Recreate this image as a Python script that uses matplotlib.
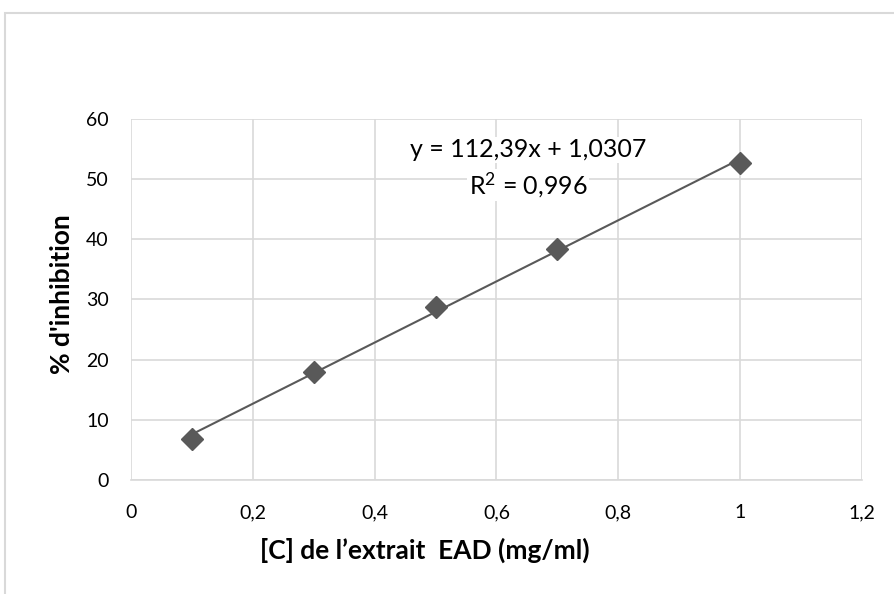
import matplotlib
matplotlib.use("Agg")
import matplotlib.pyplot as plt
import numpy as np
from matplotlib.patches import Rectangle

# Data
conc = [0.1, 0.3, 0.5, 0.7, 1.0]
inhibition = [6.85, 18.0, 28.8, 38.4, 52.6]
x_ticks = [0, 0.2, 0.4, 0.6, 0.8, 1.0, 1.2]
x_tick_labels = ["0", "0,2", "0,4", "0,6", "0,8", "1", "1,2"]
y_ticks = [0, 10, 20, 30, 40, 50, 60]
y_tick_labels = ["0", "10", "20", "30", "40", "50", "60"]
eq_text = "y = 112,39x + 1,0307"
r2_text = "R$^2$ = 0,996"
x_label = "[C] de l\u2019extrait  EAD (mg/ml)"
y_label = "% d'inhibition"

plt.rcParams['font.family'] = ['Lato', 'DejaVu Sans']
plt.rcParams['mathtext.default'] = 'regular'

fig = plt.figure(figsize=(8.95, 5.94), dpi=100)
fig.patches.append(Rectangle((5/895, -0.1), 1.2, 1 - 13/594 + 0.1, transform=fig.transFigure,
                             fill=False, edgecolor='#d9d9d9', linewidth=1.5))
ax = fig.add_axes([131/895, 1 - 480.3/594, 731/895, (480.3-118.5)/594])

ax.set_xlim(0, 1.2)
ax.set_ylim(0, 60)
ax.set_xticks(x_ticks)
ax.set_xticklabels(x_tick_labels)
ax.set_yticks(y_ticks)
ax.set_yticklabels(y_tick_labels)
ax.grid(True, color='#d9d9d9', linewidth=1.2)
ax.set_axisbelow(True)
for s in ['top', 'right', 'left']:
    ax.spines[s].set_visible(False)
ax.spines['bottom'].set_color('#d9d9d9')
ax.spines['bottom'].set_linewidth(1.2)
ax.tick_params(length=0, labelsize=14, colors='#000000')
ax.tick_params(axis='x', pad=17)
ax.tick_params(axis='y', pad=16)

# trendline fit through data
coef = np.polyfit(conc, inhibition, 1)
xs = np.array([min(conc), max(conc)])
ax.plot(xs, np.polyval(coef, xs), color='#595959', linewidth=1.5, zorder=2)
ax.plot(conc, inhibition, linestyle='none', marker='D', markersize=11,
        color='#595959', zorder=3)

ax.text(0.652, 54.8, eq_text, ha='center', va='center', fontsize=18, zorder=4,
        bbox=dict(facecolor='white', edgecolor='none', pad=1))
ax.text(0.652, 49.0, r2_text, ha='center', va='center', fontsize=18, zorder=4,
        bbox=dict(facecolor='white', edgecolor='none', pad=1))

fig.text(425/895, 1 - 550/594, x_label, ha='center', va='center', fontsize=19, fontweight='bold')
fig.text(62/895, 1 - 294/594, y_label, ha='center', va='center', fontsize=19, fontweight='bold',
         rotation=90)

fig.savefig("out.png", dpi=100)
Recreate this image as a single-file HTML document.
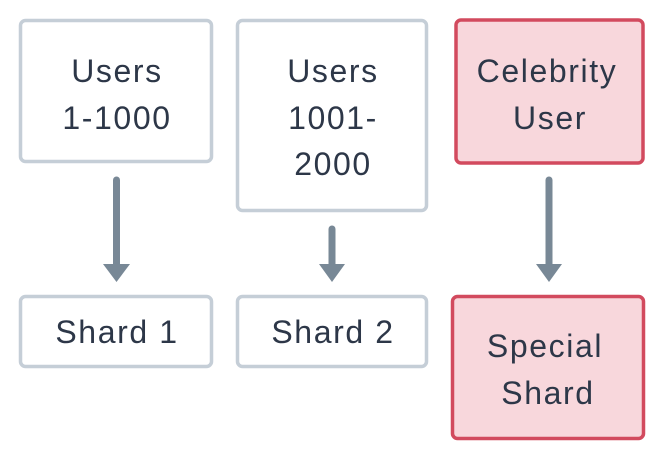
<!DOCTYPE html>
<html><head><meta charset="utf-8"><style>
html,body{margin:0;padding:0;background:#fff;width:664px;height:460px;overflow:hidden}
svg text{font-family:"Liberation Sans",sans-serif;font-size:32px;letter-spacing:1.6px;fill:#2d3748;text-anchor:middle}
</style></head><body>
<svg width="664" height="460" viewBox="0 0 664 460">
<g stroke-width="3.5">
<rect x="20.5" y="20.5" width="191" height="141" rx="5" fill="#fff" stroke="#c5ced7"/>
<rect x="237.5" y="20.5" width="189" height="190" rx="5" fill="#fff" stroke="#c5ced7"/>
<rect x="456" y="20" width="187" height="143" rx="5" fill="#f8d7dc" stroke="#d24a5e"/>
<rect x="20.5" y="296.5" width="191" height="70" rx="5" fill="#fff" stroke="#c5ced7"/>
<rect x="237.5" y="296.5" width="189" height="70" rx="5" fill="#fff" stroke="#c5ced7"/>
<rect x="452.5" y="296.5" width="191" height="142" rx="5" fill="#f8d7dc" stroke="#d24a5e"/>
</g>
<g stroke="#788896" stroke-width="7" stroke-linecap="round">
<line x1="116.5" y1="180" x2="116.5" y2="266"/>
<line x1="332" y1="229" x2="332" y2="266"/>
<line x1="549" y1="180" x2="549" y2="266"/>
</g>
<g fill="#788896">
<polygon points="103,264 130,264 116.5,282"/>
<polygon points="319,264 345,264 332,282"/>
<polygon points="536,264 562,264 549,282"/>
</g>
<text x="117" y="82">Users</text>
<text x="117" y="129">1-1000</text>
<text x="333" y="82">Users</text>
<text x="333" y="129">1001-</text>
<text x="333" y="175">2000</text>
<text x="547" y="82">Celebrity</text>
<text x="550" y="129">User</text>
<text x="117" y="343">Shard 1</text>
<text x="333" y="343">Shard 2</text>
<text x="545" y="357">Special</text>
<text x="548" y="404">Shard</text>
</svg>
</body></html>
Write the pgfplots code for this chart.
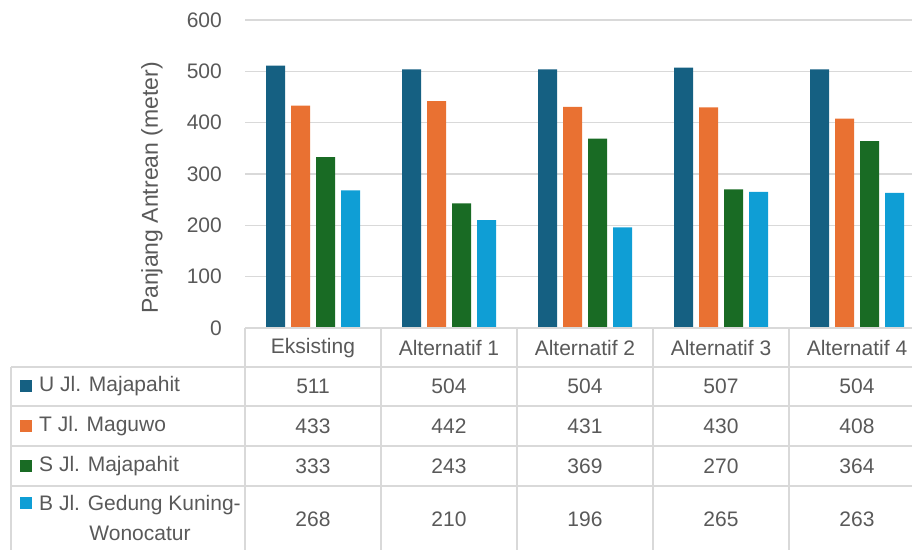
\documentclass[border=0pt]{standalone}
\usepackage{fontspec}
\setmainfont{Liberation Sans}
\usepackage{pgfplots}
\pgfplotsset{compat=1.18}
\definecolor{cU}{HTML}{156082}
\definecolor{cT}{HTML}{E97132}
\definecolor{cS}{HTML}{196B24}
\definecolor{cB}{HTML}{0F9ED5}
\definecolor{txt}{HTML}{595959}
\definecolor{gridc}{HTML}{D9D9D9}
\begin{document}
\begin{tikzpicture}[x=1pt,y=1pt]
\useasboundingbox (0,0) rectangle (912,550);
\begin{axis}[
  at={(245pt,222pt)}, anchor=south west,
  scale only axis, width=667pt, height=308pt,
  xmin=-0.5, xmax=4.404, ymin=0, ymax=600,
  ytick={0,100,...,600}, xtick=\empty,
  ymajorgrids, grid style={gridc, line width=1.5pt},
  axis line style={draw=none}, major tick length=0pt,
  /pgf/number format/assume math mode=true,
  yticklabel style={font=\fontsize{21}{21}\selectfont, text=txt, inner sep=0pt, anchor=east, xshift=-23pt},
  ybar=6pt, bar width=19pt,
  clip=false,
]
\addplot[fill=cU, draw=none] coordinates {(0,511) (1,504) (2,504) (3,507) (4,504)};
\addplot[fill=cT, draw=none] coordinates {(0,433) (1,442) (2,431) (3,430) (4,408)};
\addplot[fill=cS, draw=none] coordinates {(0,333) (1,243) (2,369) (3,270) (4,364)};
\addplot[fill=cB, draw=none] coordinates {(0,268) (1,210) (2,196) (3,265) (4,263)};
\end{axis}
% y axis title
\node[rotate=90, text=txt, font=\fontsize{23}{23}\selectfont] at (152,362) {Panjang Antrean (meter)};
% table lines
\begin{scope}[draw=gridc, line width=1.5pt]
\draw (245,222) -- (912,222);
\foreach \y in {183,144,104,64} \draw (11,\y) -- (912,\y);
\foreach \x in {245,381,517,653,789} \draw (\x,222) -- (\x,0);
\draw (11,183) -- (11,0);
\end{scope}
% headers
\foreach \x/\t in {313/Eksisting, 449/Alternatif 1, 585/Alternatif 2, 721/Alternatif 3, 857/Alternatif 4}
  \node[text=txt, font=\fontsize{21}{21}\selectfont] at (\x,202) {\t};
% row labels and keys
\fill[cU] (20,158) rectangle (32,170);
\node[anchor=west, text=txt, font=\fontsize{21}{21}\selectfont, inner sep=0pt] at (39,164) {U Jl. Majapahit};
\fill[cT] (20,118) rectangle (32,130);
\node[anchor=west, text=txt, font=\fontsize{21}{21}\selectfont, inner sep=0pt] at (39,124) {T Jl. Maguwo};
\fill[cS] (20,78) rectangle (32,90);
\node[anchor=west, text=txt, font=\fontsize{21}{21}\selectfont, inner sep=0pt] at (39,84) {S Jl. Majapahit};
\fill[cB] (20,41) rectangle (32,53);
\node[anchor=west, text=txt, font=\fontsize{21}{30}\selectfont, inner sep=0pt, align=center] at (39,32) {B Jl. Gedung Kuning-\\Wonocatur};
% values
\foreach \x/\a/\b/\c/\d in {313/511/433/333/268, 449/504/442/243/210, 585/504/431/369/196, 721/507/430/270/265, 857/504/408/364/263}{
  \node[text=txt, font=\fontsize{21}{21}\selectfont] at (\x,164) {\a};
  \node[text=txt, font=\fontsize{21}{21}\selectfont] at (\x,124) {\b};
  \node[text=txt, font=\fontsize{21}{21}\selectfont] at (\x,84) {\c};
  \node[text=txt, font=\fontsize{21}{21}\selectfont] at (\x,31) {\d};
}
\end{tikzpicture}
\end{document}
★ ★ ★
### Problem details
Omitting all pictures, restate exactly the lines of the material from its start through the line that contains "ax = fig.add_axes([131/895, 1".

### Exercise output
Recreate this image as a Python script that uses matplotlib.
import matplotlib
matplotlib.use("Agg")
import matplotlib.pyplot as plt
import numpy as np
from matplotlib.patches import Rectangle

# Data
conc = [0.1, 0.3, 0.5, 0.7, 1.0]
inhibition = [6.85, 18.0, 28.8, 38.4, 52.6]
x_ticks = [0, 0.2, 0.4, 0.6, 0.8, 1.0, 1.2]
x_tick_labels = ["0", "0,2", "0,4", "0,6", "0,8", "1", "1,2"]
y_ticks = [0, 10, 20, 30, 40, 50, 60]
y_tick_labels = ["0", "10", "20", "30", "40", "50", "60"]
eq_text = "y = 112,39x + 1,0307"
r2_text = "R$^2$ = 0,996"
x_label = "[C] de l\u2019extrait  EAD (mg/ml)"
y_label = "% d'inhibition"

plt.rcParams['font.family'] = ['Lato', 'DejaVu Sans']
plt.rcParams['mathtext.default'] = 'regular'

fig = plt.figure(figsize=(8.95, 5.94), dpi=100)
fig.patches.append(Rectangle((5/895, -0.1), 1.2, 1 - 13/594 + 0.1, transform=fig.transFigure,
                             fill=False, edgecolor='#d9d9d9', linewidth=1.5))
ax = fig.add_axes([131/895, 1 - 480.3/594, 731/895, (480.3-118.5)/594])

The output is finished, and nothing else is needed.